Plotting code records:

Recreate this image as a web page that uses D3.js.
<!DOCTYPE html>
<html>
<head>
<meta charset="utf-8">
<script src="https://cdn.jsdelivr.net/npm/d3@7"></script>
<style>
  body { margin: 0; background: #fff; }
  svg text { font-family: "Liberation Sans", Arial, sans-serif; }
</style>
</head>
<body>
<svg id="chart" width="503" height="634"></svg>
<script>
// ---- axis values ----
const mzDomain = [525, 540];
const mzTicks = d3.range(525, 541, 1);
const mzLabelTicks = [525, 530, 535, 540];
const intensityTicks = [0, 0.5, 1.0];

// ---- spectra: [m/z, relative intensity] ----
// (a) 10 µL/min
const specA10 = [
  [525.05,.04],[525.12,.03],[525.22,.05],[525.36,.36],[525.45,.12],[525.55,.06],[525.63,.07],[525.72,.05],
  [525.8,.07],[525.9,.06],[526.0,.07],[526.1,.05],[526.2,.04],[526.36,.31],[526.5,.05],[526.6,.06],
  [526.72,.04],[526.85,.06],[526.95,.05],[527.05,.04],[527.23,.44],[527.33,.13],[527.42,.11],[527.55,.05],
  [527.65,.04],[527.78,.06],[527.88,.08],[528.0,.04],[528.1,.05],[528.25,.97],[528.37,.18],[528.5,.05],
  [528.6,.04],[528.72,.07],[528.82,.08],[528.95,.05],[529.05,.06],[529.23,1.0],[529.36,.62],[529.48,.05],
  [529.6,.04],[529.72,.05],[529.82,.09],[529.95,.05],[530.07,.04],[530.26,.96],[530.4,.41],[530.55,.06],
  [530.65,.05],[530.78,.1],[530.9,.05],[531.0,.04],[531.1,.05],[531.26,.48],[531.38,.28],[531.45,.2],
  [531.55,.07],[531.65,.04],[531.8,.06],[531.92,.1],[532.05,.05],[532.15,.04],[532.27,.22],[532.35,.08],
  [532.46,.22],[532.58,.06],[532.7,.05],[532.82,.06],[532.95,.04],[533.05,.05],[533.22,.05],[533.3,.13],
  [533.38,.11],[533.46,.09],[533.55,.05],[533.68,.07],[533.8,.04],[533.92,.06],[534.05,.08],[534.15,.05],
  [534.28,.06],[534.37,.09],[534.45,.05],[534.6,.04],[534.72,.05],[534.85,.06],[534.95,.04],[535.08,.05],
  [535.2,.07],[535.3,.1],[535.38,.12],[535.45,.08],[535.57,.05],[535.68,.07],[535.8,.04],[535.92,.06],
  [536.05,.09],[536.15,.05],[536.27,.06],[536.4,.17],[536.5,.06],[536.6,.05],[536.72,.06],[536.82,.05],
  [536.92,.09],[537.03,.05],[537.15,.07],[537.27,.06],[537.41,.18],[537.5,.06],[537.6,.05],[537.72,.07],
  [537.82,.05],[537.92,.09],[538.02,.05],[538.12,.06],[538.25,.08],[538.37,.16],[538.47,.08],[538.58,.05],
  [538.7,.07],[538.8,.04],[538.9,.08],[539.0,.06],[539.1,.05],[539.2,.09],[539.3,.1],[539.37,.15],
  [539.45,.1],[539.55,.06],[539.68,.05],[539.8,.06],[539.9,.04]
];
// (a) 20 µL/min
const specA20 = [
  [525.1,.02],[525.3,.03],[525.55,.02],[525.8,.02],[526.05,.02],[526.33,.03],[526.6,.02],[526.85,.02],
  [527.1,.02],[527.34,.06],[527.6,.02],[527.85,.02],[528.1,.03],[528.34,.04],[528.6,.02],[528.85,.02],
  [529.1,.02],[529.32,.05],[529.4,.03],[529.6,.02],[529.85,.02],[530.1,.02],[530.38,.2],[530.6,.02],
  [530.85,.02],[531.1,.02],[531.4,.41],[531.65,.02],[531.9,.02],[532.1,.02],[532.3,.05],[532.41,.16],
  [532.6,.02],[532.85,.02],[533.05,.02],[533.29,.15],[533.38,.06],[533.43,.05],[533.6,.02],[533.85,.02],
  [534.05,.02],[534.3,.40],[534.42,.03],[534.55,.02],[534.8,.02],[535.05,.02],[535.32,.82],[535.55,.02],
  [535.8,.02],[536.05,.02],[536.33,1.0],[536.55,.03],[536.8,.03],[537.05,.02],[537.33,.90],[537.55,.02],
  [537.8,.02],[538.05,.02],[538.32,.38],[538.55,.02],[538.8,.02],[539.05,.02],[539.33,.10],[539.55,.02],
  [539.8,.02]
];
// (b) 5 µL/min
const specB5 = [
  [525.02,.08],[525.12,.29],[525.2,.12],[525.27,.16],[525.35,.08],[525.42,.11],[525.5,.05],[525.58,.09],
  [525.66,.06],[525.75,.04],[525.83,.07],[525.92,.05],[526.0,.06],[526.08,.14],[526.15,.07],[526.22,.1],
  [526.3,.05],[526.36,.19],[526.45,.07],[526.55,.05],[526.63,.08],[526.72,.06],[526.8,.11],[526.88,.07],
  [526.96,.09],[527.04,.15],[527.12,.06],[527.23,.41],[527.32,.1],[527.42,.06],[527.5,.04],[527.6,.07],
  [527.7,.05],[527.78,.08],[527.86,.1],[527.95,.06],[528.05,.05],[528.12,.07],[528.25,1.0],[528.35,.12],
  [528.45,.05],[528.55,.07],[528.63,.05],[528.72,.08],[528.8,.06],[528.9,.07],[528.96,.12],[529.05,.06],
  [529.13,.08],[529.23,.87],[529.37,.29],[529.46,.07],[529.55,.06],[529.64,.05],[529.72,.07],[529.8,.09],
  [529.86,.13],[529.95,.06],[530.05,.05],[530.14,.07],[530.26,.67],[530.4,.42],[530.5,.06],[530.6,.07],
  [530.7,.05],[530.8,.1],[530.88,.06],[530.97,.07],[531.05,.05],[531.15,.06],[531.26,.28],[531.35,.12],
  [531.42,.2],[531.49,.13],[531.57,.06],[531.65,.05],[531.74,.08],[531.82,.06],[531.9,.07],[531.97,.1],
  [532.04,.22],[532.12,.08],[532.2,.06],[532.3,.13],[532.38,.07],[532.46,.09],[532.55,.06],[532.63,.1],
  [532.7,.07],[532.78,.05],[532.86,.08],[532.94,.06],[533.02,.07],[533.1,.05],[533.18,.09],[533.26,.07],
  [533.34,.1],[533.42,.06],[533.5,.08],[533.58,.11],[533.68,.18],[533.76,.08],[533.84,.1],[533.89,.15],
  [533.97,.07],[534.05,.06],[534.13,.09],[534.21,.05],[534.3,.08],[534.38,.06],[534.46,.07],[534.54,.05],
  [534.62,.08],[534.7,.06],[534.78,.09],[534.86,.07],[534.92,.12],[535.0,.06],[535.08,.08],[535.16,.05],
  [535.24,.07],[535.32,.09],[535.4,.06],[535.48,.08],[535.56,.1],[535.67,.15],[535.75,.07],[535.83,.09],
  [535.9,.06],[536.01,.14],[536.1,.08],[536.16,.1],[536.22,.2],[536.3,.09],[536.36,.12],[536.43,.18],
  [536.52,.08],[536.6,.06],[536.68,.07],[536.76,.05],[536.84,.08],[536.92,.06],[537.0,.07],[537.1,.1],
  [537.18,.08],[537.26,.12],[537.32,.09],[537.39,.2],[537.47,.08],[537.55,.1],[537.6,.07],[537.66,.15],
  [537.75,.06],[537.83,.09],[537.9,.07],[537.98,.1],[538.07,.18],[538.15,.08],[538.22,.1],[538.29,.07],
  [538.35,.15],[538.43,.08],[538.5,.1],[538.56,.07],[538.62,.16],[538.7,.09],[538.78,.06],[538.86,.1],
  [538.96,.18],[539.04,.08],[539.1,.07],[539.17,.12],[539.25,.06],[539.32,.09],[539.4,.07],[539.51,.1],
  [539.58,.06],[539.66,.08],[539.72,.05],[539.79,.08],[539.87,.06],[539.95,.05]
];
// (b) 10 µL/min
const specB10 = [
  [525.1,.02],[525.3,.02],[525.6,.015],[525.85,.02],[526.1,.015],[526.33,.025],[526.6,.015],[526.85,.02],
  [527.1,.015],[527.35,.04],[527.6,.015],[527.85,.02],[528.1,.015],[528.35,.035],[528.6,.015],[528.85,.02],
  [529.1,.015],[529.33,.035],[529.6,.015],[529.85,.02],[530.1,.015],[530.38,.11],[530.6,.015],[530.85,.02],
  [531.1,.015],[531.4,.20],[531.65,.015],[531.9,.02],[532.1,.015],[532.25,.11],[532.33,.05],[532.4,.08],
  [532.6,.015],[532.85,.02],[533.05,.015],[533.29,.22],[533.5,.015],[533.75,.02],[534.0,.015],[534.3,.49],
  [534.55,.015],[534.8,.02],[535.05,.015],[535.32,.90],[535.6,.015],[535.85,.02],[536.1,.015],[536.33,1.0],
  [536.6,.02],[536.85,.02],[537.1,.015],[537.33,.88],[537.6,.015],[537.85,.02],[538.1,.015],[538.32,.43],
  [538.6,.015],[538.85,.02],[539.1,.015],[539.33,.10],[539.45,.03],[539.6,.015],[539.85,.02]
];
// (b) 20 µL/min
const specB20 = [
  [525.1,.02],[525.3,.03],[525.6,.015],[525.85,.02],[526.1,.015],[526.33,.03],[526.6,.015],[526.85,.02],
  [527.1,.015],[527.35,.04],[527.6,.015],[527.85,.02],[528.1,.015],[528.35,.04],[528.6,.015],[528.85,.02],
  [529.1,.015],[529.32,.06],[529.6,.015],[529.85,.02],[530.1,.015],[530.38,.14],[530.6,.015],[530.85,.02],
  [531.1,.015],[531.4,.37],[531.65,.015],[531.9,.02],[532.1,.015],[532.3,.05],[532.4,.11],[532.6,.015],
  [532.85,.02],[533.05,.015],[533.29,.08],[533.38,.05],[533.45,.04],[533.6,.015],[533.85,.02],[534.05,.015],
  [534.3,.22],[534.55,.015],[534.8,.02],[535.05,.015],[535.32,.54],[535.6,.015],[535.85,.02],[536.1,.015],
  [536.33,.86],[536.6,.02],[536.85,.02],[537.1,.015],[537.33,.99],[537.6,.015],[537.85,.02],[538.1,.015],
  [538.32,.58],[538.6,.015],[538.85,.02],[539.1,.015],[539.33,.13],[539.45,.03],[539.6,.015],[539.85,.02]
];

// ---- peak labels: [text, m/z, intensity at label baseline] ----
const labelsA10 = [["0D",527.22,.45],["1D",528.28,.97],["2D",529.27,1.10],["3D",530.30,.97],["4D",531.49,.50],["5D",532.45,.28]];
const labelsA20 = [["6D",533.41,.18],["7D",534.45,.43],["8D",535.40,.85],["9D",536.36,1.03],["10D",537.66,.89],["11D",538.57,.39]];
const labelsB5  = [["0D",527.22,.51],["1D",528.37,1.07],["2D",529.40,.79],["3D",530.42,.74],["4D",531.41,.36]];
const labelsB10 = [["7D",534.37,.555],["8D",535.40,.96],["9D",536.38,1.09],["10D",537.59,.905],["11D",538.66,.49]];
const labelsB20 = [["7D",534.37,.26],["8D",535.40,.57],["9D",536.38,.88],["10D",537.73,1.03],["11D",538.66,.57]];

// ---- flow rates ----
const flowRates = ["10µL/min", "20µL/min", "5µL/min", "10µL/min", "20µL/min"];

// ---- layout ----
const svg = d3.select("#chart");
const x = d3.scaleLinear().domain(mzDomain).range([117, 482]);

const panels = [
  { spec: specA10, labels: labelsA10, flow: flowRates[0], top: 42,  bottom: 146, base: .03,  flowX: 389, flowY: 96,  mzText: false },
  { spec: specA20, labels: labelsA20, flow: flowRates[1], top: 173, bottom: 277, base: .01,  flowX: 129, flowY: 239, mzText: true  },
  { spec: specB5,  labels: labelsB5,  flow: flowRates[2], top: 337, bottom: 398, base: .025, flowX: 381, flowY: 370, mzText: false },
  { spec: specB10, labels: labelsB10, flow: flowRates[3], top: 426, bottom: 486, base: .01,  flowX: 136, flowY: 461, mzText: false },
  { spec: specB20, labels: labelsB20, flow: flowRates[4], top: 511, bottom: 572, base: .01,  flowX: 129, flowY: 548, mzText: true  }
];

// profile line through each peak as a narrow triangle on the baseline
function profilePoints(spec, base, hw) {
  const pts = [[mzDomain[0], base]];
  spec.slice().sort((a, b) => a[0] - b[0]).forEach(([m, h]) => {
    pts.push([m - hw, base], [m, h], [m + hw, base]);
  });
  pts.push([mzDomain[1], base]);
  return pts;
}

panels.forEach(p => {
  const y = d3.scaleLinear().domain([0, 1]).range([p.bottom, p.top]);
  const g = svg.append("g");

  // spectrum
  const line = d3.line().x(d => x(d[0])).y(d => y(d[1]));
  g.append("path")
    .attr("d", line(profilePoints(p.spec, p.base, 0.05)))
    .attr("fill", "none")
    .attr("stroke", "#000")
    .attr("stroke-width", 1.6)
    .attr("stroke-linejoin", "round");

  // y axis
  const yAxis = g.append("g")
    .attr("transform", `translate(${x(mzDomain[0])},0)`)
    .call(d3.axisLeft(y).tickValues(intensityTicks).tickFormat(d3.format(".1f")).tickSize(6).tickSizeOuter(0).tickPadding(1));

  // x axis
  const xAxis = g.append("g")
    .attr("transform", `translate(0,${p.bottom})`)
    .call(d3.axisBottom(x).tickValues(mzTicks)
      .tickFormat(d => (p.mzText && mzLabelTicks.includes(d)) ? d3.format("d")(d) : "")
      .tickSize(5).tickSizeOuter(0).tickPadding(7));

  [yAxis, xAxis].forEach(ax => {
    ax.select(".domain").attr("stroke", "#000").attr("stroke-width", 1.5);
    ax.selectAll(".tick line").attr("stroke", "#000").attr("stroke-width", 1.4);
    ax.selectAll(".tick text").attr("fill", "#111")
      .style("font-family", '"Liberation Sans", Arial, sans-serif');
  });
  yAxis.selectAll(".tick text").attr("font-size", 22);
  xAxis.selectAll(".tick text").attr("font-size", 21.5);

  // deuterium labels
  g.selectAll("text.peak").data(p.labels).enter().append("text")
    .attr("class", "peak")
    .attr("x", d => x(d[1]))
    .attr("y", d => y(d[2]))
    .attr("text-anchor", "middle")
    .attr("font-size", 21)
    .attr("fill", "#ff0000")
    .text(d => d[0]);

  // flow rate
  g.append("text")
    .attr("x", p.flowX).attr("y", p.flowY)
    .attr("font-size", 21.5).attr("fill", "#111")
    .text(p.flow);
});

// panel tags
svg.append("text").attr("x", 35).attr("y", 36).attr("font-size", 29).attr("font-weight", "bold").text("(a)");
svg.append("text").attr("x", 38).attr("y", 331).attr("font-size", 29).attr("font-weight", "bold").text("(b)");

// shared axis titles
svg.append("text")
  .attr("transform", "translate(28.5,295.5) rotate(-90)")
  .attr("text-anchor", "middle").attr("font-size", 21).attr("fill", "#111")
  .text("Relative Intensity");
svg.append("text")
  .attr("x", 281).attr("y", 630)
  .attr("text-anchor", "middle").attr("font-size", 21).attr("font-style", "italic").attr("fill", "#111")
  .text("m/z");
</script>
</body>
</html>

* * *

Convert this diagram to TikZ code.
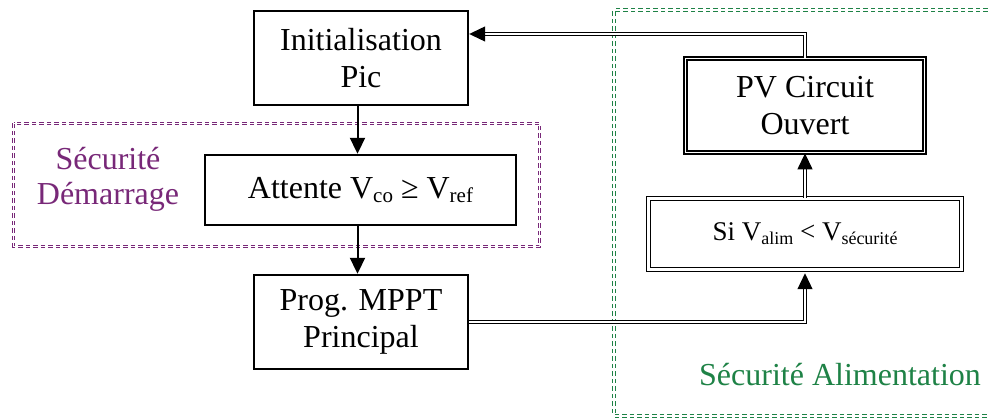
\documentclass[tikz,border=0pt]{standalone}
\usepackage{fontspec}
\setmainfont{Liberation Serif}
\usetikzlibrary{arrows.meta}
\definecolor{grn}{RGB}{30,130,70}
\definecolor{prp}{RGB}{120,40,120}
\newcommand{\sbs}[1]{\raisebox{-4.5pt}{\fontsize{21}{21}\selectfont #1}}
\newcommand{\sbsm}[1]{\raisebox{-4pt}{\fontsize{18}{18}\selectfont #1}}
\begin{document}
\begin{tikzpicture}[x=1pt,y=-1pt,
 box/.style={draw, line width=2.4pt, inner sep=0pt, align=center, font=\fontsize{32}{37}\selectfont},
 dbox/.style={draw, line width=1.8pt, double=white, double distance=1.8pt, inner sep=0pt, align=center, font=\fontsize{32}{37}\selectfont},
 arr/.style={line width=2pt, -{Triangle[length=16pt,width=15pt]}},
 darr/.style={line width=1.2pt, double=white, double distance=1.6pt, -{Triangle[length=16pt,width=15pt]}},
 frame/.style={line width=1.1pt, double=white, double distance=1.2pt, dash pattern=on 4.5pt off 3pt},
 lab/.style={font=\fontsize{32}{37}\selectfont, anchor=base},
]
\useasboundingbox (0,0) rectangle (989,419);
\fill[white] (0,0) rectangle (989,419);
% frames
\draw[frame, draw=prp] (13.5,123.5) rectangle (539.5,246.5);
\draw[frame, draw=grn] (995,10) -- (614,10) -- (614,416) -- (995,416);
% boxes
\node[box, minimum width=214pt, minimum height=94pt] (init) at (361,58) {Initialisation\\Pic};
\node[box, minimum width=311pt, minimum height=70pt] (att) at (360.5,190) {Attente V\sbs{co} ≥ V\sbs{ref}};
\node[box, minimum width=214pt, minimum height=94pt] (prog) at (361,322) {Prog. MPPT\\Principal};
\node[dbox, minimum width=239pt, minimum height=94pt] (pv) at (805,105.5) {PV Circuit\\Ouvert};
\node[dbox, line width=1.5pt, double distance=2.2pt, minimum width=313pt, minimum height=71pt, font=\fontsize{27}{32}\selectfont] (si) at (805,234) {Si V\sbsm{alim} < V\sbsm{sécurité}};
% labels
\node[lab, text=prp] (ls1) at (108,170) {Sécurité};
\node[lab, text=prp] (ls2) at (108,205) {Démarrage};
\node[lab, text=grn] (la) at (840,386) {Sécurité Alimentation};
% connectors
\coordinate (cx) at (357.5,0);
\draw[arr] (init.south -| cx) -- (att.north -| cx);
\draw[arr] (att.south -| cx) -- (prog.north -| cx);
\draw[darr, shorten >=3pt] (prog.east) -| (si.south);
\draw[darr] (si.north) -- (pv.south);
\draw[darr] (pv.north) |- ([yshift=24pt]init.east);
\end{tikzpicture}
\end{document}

◆ Challenge: Output only the lines from the one containing "Recreate this image" through the one containing "const intensityTicks = [0, 0.5, 1.0];", inclusive, exactly as written.

◆ Response to the task:
Recreate this image as a web page that uses D3.js.
<!DOCTYPE html>
<html>
<head>
<meta charset="utf-8">
<script src="https://cdn.jsdelivr.net/npm/d3@7"></script>
<style>
  body { margin: 0; background: #fff; }
  svg text { font-family: "Liberation Sans", Arial, sans-serif; }
</style>
</head>
<body>
<svg id="chart" width="503" height="634"></svg>
<script>
// ---- axis values ----
const mzDomain = [525, 540];
const mzTicks = d3.range(525, 541, 1);
const mzLabelTicks = [525, 530, 535, 540];
const intensityTicks = [0, 0.5, 1.0];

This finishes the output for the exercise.